Siblings. I don’t remember if we have ever been close. We’re all in our late forties and early fifties. Some years, we’ve hardly tolerated one another. For what reason? The birth order? The first of four, I was the bossy one and resented having to watch the three of them. To me growing up, my little sister was a whining princess who had dodged curfews and chores while I did them all. She had complained she resented going through school being compared to me, so she rebelled. When I graduated high school and joined the Navy, I rarely thought about her. We just parted ways. The same can be said for my brothers. I was the tomboy who didn’t want dolls. I climbed trees, shot marbles, rode my bike everywhere, sharpened swords from tree branches and defended my fort. When I left home for good, all I felt was good riddance. No one wrote me letters or called. Neither did I.

My siblings and Mom. I'm the one wearing the scarf.
I’m the one wearing the scarf.

As time passed, we took turns and married, had kids, and divorced. There was the occasional snappy remark instilling resentment or the full-frontal, verbal attack which fostered hatred. Personal friends became my sisters. My brothers had their own adventures and weren’t prone to discussing their feelings or sharing their goals or troubles. It was none of my business. As adults, we gathered at Mom’s house for the holiday get-together and were cautioned to “be civil or leave.” As I’ve grown older, it bothers me we aren’t close. But how do you change life long perceptions or soften a hard wood?


Of the four of us, we would all agree my brother in the front seat next to the oranges and my sister standing behind him have never seen eye-to-eye. The other day when we tried to bond, she confessed she felt compelled to find the one toy my brother was obsessed with as a boy and surprise him.

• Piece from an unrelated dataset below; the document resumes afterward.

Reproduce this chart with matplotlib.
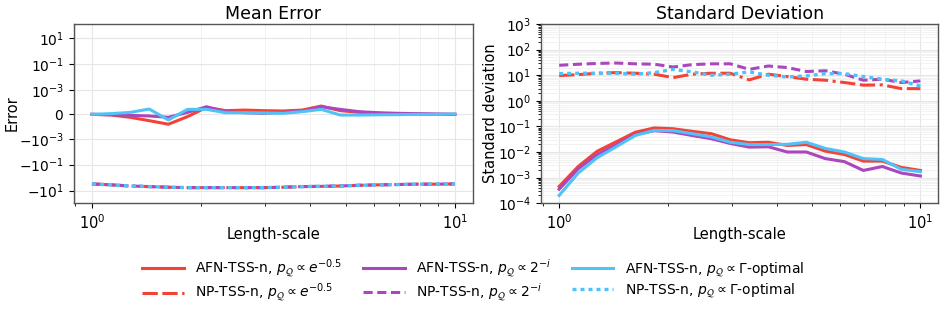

For twenty years, my sister has looked to find them. We all remember my brother sticking his tortured pirates with pins and the sound effects he would make. How ironic that she found them on E-Bay and paid a hefty price for these plastic guys that were once bought with a quarter from a five-and-dime forty years ago.


Wouldn’t you know, my brother laughed and teared up with joy when he saw them? He stood up and gave my sister a hug and thanked her with great sincerity. We all started tearing up. How ironic that his least favorite sibling was the one who made the effort to please him. If those two could get along, maybe hard wood can soften. Maybe there’s still time for relaxed conversations. For compassion. For laughter. Maybe!